Hubo excepciones —cada quien podrá nombrar las suyas— porque no toda biografía se marchita de la misma manera y el tiempo termina por revelar quién fue coherente y quién solo actuó. Pero lo evidente, en este momento del país, es que muchos de los que se proclamaban líderes estudiantiles participaron en la danza de los mercaderes de la miseria, en el mercado de vendedores de esperanzas. Pasaron de dirigentes juveniles a dirigentes políticos edificados sobre el dolor, el sacrificio y los muertos de tantas marchas.
Y, aun así, quedan otros: los menos visibles, los que no se rindieron. Los que siguen estudiando a pesar de todo. Los que creen en las universidades como últimos refugios de libertad. Los que asumen la dirigencia de un centro de estudiantes sin cámaras, sin padrinos, sin promesas. Ellos encarnan una valentía distinta: la de sostener, con su sola presencia, la posibilidad de que la autonomía, el pensamiento libre y la dignidad aún tengan futuro en Venezuela.
Esa metamorfosis amarga —entre quienes se entregan y quienes resisten— es precisamente lo que la carta intenta conjurar. Por eso el narrador escribe, casi suplicando: “No quiero que nos imiten, quiero que nos superen”.
Superar no es repetir consignas ni recrear viejas gestas; es resistir la tentación más devastadora: la del acomodo. El poder es experto en seducir estudiantes: los coopta, los distrae, los premia, los neutraliza. El que no resiste termina convertido en aquello que combatía. Y ese destino —como Otero Silva sabía— es más humillante que la derrota.
La carta no solo suspira por lo perdido; también denuncia lo que permanece igual: “Hemos visto caer a nuestros compañeros, hemos visto pudrirse nuestras ilusiones, hemos visto cómo la patria era una mesa servida para los mismos de siempre”.
Si los “mismos de siempre” de 1928 eran caudillos y mercaderes del poder, los de hoy son burócratas engrasados, empresarios surgidos de la escasez, operadores reciclados y un Estado que ha convertido la represión en hábito administrativo.
Enfrentarlos tuvo un costo altísimo: muertos, presos, exiliados, generaciones fracturadas antes de cumplir treinta años. A diferencia de sus antecesores, estos jóvenes no tuvieron una transición democrática que dignificara su sacrificio; tuvieron una prolongación del autoritarismo.

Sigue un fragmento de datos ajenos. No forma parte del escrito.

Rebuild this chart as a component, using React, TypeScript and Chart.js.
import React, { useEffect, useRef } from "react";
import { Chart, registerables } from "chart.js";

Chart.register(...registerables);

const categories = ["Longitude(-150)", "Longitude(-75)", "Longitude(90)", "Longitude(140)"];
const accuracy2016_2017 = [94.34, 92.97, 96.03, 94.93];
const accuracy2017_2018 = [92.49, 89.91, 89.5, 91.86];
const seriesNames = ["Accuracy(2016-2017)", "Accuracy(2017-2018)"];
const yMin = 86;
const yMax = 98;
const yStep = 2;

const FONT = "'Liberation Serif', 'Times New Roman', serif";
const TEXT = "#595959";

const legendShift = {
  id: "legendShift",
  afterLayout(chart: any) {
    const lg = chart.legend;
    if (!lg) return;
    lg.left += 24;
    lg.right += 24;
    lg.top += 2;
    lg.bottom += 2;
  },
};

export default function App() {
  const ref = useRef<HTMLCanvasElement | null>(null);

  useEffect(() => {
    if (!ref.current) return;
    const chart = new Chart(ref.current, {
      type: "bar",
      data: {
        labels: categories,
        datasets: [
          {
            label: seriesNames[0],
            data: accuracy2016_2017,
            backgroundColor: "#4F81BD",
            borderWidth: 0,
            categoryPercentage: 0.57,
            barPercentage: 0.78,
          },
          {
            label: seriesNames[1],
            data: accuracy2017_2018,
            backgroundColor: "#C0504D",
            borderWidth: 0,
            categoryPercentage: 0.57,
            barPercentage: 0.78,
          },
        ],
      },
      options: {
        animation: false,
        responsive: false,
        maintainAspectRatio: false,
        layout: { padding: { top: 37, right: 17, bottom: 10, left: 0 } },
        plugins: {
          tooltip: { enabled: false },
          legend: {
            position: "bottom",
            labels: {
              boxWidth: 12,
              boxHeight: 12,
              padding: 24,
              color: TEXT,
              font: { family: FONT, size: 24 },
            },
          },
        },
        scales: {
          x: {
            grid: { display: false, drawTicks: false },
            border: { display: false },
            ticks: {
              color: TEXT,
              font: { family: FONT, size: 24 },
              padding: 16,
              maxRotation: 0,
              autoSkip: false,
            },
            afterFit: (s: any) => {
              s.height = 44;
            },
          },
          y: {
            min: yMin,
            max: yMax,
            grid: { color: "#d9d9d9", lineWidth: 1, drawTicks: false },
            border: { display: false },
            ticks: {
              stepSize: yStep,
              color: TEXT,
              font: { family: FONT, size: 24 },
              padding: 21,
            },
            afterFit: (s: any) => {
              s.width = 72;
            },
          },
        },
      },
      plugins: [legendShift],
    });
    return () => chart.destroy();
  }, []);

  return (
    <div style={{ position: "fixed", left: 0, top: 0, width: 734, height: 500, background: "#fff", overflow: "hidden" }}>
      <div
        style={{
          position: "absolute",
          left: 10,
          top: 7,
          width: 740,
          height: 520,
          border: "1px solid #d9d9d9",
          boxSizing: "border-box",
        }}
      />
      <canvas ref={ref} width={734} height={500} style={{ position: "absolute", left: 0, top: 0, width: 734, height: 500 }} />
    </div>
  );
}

Sin embargo —he aquí el milagro— el movimiento estudiantil no desaparece: se reinventa. Hoy vive en pequeñas fogatas: colectivos por la autonomía, defensores de derechos humanos, organizaciones de memoria y resistencia, iniciativas culturales, centros de estudiantes que operan con más voluntad que recursos. No son multitudes, pero tampoco son ruinas. Son, simplemente, quienes no se han cansado.

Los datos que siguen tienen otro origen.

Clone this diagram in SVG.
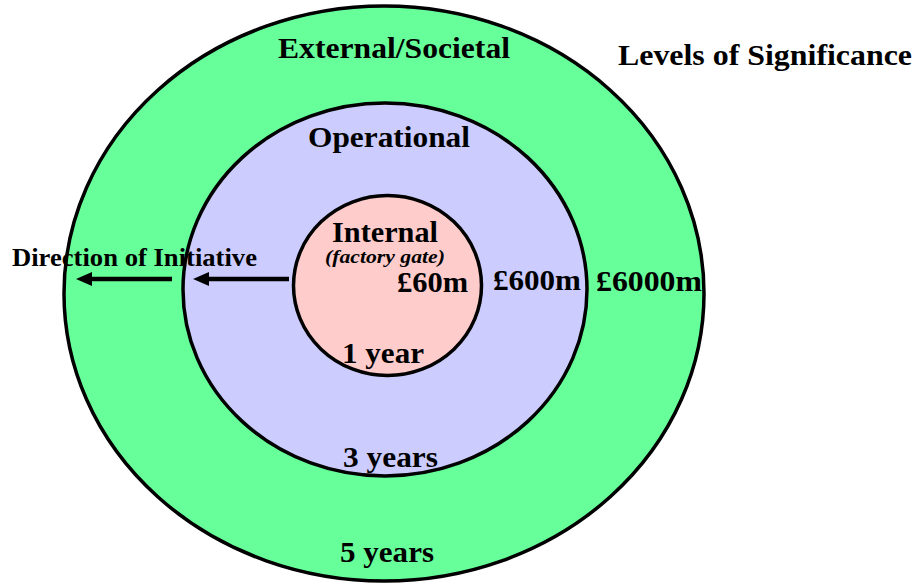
<svg xmlns="http://www.w3.org/2000/svg" width="918" height="585" viewBox="0 0 918 585">
<defs>
<style>
.ring{stroke:#000;stroke-width:3.5}
text{font-family:'Liberation Serif',Tinos,'Times New Roman',Times,serif;font-weight:700;font-size:30px;fill:#000}
.s{font-size:25px}
.i{font-style:italic;font-size:18px}
.arr{stroke:#000;stroke-width:4.5;fill:none}
</style>
</defs>
<rect width="918" height="585" fill="#fff"/>
<g id="outer">
<ellipse class="ring" cx="384" cy="293.5" rx="320" ry="287.5" fill="#66FF99"/>
<text x="278" y="58" textLength="232" lengthAdjust="spacingAndGlyphs">External/Societal</text>
<text x="596" y="291" textLength="106" lengthAdjust="spacingAndGlyphs">£6000m</text>
<text x="340" y="562" textLength="94" lengthAdjust="spacingAndGlyphs">5 years</text>
</g>
<g id="middle">
<ellipse class="ring" cx="385" cy="289.5" rx="202" ry="186.5" fill="#CCCCFF"/>
<text x="308" y="147" textLength="162" lengthAdjust="spacingAndGlyphs">Operational</text>
<text x="493" y="290" textLength="88" lengthAdjust="spacingAndGlyphs">£600m</text>
<text x="343" y="467" textLength="95" lengthAdjust="spacingAndGlyphs">3 years</text>
</g>
<g id="inner">
<ellipse class="ring" cx="387.5" cy="285.5" rx="94" ry="90" fill="#FFCCCC"/>
<text x="332" y="242" textLength="106" lengthAdjust="spacingAndGlyphs">Internal</text>
<text class="i" x="325" y="263" textLength="120" lengthAdjust="spacingAndGlyphs">(factory gate)</text>
<text x="397" y="292" textLength="71" lengthAdjust="spacingAndGlyphs">£60m</text>
<text x="342" y="363" textLength="82" lengthAdjust="spacingAndGlyphs">1 year</text>
</g>
<g id="title">
<text x="618" y="65" textLength="294" lengthAdjust="spacingAndGlyphs">Levels of Significance</text>
</g>
<g id="direction-label">
<text class="s" x="12" y="266" textLength="245" lengthAdjust="spacingAndGlyphs">Direction of Initiative</text>
</g>
<g id="connectors">
<line class="arr" x1="172" y1="279" x2="90" y2="279"/>
<polygon points="76,279 92,272 92,286" fill="#000"/>
<line class="arr" x1="289" y1="279" x2="207" y2="279"/>
<polygon points="193,279 209,272 209,286" fill="#000"/>
</g>
</svg>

Eso es lo que la carta exige: resistencia sin aplausos. El narrador lo resume con una sentencia que hoy duele y guía: “El porvenir no se mendiga: se conquista”. En un país donde el futuro parece un lujo, esa frase es bofetada ética. Los estudiantes del presente no enfrentan a Gómez, pero sí a la degradación lenta: migración masiva, pobreza, indiferencia, precariedad. Y, aun así, insisten en defender su derecho a un país que no los expulse.

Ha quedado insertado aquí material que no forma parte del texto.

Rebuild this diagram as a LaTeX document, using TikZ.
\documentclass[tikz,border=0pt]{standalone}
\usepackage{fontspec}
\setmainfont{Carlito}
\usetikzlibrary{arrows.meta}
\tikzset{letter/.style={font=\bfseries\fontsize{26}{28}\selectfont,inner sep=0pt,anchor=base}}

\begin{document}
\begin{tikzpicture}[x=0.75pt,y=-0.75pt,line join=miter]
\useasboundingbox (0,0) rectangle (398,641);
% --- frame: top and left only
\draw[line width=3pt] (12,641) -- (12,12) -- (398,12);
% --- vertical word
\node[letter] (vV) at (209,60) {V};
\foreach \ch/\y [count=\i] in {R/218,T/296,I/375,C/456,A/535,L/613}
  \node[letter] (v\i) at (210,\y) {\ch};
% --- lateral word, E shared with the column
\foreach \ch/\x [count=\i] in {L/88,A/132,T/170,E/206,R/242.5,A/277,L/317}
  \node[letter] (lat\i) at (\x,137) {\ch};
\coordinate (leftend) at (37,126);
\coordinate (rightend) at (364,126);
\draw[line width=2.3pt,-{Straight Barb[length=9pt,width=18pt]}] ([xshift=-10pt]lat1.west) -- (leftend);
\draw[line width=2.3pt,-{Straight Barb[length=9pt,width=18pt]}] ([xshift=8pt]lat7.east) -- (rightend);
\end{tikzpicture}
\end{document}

Por eso, el Día del Estudiante no debería ser una postal nostálgica ni un pretexto para discursos huecos. Debería ser una exigencia. Una interpelación moral. Un recordatorio de que ninguna épica sobrevive si sus herederos se venden al mejor postor.
La carta de Fiebre no pide admiración: pide coherencia. Pide no repetir la tragedia de quienes cambiaron la protesta por un partido, la dignidad por un cargo, la rebeldía por un protocolo. Pide que quienes marcharon contra la dictadura no terminen administrando su normalidad. Pide —y esto es lo más difícil— que el sacrificio de los caídos no sea la antesala de un silencio cómodo.
Al final, la carta deja una confesión que también es una transferencia de responsabilidad: “Lo que somos vale solo si ustedes continúan lo que empezamos”.
Pero continuar no es imitar: es corregir.
Es ser más firmes, más lúcidos, más resistentes.
Es no caer donde otros cayeron.
Es recordar que la universidad —incluso devastada— sigue siendo el último territorio donde la palabra libertad conserva sentido.
Por eso, este Día del Estudiante debería leerse como un juicio y una promesa: un juicio a quienes traicionaron, una promesa para quienes aún creen, y un llamado para quienes vendrán.
La historia venezolana enseña una verdad feroz: este país siempre ha sido salvado por quienes no tenían nada que ganar salvo su conciencia. Y mientras exista un estudiante capaz de elegir la dignidad sobre la conveniencia, la valentía sobre el cálculo y la verdad sobre el bullicio, el porvenir seguirá teniendo donde germinar. No hay noche que pueda vencer a una generación que decide no arrodillarse.
Los hijos del amanecer no son los de entonces.